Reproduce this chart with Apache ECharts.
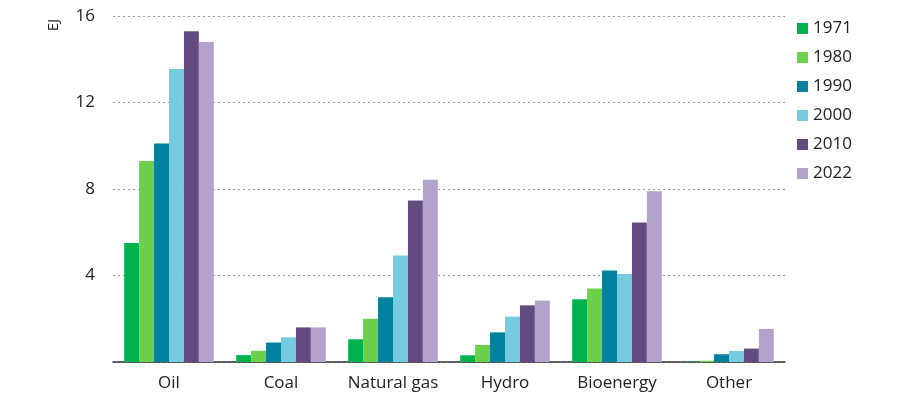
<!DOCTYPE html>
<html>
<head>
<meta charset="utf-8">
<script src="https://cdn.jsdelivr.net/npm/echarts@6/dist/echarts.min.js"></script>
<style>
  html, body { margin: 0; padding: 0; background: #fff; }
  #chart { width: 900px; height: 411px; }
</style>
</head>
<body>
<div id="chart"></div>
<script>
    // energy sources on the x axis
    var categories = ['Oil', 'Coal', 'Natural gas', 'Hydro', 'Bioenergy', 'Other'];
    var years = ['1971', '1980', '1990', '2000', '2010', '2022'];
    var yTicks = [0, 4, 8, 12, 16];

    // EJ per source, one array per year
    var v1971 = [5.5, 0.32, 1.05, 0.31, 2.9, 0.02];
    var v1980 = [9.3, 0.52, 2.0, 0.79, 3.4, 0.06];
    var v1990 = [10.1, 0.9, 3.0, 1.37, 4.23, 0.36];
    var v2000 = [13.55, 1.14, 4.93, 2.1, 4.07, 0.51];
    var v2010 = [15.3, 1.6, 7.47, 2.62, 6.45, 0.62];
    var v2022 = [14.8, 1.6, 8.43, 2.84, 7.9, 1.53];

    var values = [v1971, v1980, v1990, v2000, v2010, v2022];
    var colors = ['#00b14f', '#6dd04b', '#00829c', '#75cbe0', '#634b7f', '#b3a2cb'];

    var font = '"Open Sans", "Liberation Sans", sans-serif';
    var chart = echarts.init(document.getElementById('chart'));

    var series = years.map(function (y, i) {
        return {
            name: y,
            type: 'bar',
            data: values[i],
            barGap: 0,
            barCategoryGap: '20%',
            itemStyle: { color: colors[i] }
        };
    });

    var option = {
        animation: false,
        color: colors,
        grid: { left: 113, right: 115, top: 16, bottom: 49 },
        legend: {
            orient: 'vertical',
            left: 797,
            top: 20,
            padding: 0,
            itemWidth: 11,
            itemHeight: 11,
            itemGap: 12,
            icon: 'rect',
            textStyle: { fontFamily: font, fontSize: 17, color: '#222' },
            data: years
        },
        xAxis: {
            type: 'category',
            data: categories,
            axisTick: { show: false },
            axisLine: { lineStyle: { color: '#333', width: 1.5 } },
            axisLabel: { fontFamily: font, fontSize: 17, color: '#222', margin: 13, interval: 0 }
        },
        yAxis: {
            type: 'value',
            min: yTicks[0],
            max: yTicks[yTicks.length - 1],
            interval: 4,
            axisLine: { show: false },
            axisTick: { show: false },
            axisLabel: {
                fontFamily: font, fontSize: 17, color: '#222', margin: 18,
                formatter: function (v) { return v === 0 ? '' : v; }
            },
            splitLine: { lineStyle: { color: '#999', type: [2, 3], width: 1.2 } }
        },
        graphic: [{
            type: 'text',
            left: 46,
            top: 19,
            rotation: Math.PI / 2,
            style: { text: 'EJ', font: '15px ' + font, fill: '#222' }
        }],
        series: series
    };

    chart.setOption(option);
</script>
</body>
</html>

**PROBLEM DETAILS:** Skip the pictures, please, and transcribe only the lines from the beginning of the material through the one that contains "var yTicks = [0, 4, 8, 12, 16];".

**RESULT OF THIS EXERCISE:**
Reproduce this chart with Apache ECharts.
<!DOCTYPE html>
<html>
<head>
<meta charset="utf-8">
<script src="https://cdn.jsdelivr.net/npm/echarts@6/dist/echarts.min.js"></script>
<style>
  html, body { margin: 0; padding: 0; background: #fff; }
  #chart { width: 900px; height: 411px; }
</style>
</head>
<body>
<div id="chart"></div>
<script>
    // energy sources on the x axis
    var categories = ['Oil', 'Coal', 'Natural gas', 'Hydro', 'Bioenergy', 'Other'];
    var years = ['1971', '1980', '1990', '2000', '2010', '2022'];
    var yTicks = [0, 4, 8, 12, 16];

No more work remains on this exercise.